> **BRIEF**: For this exercise, return only the lines from the line containing "Give me the matplotlib source for this chart." through the line containing "from matplotlib.ticker import FuncFormatter", both ends included, exactly as they are.

☆ ☆ ☆ ☆

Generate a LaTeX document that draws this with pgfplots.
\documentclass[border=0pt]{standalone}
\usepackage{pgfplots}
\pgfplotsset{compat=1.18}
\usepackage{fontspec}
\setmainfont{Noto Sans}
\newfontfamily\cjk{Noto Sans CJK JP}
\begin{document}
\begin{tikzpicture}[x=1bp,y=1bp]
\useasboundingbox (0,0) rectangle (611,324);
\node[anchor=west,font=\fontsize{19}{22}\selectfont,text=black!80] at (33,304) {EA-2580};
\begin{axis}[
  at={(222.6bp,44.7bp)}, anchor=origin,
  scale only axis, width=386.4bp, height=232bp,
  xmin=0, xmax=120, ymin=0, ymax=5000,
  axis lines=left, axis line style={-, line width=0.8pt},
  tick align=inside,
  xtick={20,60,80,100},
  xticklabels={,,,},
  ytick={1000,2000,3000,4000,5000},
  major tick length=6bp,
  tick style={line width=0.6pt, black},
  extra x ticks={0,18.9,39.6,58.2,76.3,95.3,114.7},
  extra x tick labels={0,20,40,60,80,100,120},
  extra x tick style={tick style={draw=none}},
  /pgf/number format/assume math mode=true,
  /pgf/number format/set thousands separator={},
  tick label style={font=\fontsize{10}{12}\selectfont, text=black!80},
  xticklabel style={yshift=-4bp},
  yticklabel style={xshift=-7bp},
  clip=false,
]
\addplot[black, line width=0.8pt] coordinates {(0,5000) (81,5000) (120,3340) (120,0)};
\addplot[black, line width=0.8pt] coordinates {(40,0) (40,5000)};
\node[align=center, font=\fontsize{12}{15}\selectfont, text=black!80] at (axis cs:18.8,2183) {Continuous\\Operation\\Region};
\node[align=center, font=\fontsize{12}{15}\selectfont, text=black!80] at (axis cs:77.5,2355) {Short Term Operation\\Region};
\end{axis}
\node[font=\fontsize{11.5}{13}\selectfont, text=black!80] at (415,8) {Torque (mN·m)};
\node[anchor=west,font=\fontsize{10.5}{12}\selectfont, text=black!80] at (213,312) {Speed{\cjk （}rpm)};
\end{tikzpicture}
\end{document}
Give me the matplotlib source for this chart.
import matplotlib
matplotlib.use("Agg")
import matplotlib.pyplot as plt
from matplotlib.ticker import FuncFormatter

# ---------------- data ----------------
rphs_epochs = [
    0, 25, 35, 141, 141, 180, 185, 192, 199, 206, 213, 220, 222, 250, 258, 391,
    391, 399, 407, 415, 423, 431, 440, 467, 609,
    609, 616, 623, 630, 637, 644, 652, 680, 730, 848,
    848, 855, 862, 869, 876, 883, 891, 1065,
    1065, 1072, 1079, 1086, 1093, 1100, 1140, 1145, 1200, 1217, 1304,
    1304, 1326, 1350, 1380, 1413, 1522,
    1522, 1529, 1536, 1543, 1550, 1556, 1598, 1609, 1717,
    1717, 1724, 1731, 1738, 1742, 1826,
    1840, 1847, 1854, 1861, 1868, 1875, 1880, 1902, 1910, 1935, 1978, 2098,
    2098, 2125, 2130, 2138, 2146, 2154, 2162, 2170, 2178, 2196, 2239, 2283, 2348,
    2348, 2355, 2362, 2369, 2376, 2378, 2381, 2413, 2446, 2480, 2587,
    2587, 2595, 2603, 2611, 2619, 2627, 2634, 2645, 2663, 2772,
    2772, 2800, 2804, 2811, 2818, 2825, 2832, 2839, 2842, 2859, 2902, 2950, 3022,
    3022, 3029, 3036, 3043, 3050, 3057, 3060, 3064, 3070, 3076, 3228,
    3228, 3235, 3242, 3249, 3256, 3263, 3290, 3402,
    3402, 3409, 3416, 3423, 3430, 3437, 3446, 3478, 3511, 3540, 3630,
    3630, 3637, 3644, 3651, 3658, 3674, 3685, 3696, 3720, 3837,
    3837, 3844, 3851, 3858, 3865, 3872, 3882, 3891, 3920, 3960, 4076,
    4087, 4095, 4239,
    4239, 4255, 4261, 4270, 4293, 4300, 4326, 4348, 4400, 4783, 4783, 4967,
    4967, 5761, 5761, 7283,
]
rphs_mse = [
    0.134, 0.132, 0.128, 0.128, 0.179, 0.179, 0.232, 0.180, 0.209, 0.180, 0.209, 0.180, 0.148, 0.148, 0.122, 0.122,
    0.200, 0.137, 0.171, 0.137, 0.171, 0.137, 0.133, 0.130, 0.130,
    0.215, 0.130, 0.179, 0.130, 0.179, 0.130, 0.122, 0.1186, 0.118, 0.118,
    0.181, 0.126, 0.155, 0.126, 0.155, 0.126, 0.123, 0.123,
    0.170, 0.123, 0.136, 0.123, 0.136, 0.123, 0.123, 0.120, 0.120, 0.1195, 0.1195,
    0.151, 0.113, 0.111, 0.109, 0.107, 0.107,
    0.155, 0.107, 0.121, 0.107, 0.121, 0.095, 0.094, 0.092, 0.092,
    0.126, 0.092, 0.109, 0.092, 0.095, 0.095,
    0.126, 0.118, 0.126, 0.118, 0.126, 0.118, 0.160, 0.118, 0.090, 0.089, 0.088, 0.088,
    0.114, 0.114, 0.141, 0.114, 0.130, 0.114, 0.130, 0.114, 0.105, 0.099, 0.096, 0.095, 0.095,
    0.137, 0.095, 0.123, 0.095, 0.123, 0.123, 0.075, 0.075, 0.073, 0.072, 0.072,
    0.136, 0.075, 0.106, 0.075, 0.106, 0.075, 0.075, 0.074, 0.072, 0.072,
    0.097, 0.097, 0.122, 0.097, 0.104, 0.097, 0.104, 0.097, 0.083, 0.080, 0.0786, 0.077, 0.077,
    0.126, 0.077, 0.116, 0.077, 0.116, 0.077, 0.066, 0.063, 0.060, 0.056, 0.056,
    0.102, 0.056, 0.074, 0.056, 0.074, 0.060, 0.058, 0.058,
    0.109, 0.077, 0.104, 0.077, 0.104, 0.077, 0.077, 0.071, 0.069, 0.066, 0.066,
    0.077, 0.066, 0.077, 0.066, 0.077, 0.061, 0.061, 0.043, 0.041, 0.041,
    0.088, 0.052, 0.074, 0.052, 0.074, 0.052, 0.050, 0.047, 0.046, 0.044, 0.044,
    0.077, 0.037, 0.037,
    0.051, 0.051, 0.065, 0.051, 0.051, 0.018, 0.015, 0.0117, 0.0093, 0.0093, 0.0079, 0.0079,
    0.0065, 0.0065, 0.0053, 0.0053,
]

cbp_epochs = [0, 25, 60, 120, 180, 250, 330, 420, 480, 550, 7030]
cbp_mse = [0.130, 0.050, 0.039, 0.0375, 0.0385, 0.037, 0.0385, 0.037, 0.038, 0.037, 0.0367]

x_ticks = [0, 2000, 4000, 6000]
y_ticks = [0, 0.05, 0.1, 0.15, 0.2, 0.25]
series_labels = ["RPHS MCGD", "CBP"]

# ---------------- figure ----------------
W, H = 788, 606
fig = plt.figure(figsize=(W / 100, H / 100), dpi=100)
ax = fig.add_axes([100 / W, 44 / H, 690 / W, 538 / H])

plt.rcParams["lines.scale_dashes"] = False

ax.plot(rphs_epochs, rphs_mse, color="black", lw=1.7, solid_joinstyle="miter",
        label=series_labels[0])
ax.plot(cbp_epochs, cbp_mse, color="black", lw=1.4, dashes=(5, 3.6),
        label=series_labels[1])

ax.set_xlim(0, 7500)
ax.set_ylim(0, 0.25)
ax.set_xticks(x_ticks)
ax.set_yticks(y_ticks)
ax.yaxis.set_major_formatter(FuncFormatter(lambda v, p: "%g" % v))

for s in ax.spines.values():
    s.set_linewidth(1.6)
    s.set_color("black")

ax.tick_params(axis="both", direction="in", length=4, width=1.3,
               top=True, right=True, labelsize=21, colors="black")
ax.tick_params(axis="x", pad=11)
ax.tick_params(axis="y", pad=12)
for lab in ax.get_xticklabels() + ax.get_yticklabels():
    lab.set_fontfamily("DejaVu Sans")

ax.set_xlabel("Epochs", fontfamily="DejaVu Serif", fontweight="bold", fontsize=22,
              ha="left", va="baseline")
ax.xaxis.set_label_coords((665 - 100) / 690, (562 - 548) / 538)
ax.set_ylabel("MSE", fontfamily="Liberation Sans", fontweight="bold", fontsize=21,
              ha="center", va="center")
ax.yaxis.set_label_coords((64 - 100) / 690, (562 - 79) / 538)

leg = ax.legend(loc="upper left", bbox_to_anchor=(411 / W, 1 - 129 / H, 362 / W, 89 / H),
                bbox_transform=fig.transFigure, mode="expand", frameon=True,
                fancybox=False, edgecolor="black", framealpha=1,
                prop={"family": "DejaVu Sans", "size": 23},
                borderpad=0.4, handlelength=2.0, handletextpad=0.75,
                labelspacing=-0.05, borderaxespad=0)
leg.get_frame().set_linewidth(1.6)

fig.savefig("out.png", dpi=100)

☆ ☆ ☆ ☆

> **FULL OUTPUT**:
Give me the matplotlib source for this chart.
import matplotlib
matplotlib.use("Agg")
import matplotlib.pyplot as plt
from matplotlib.ticker import FuncFormatter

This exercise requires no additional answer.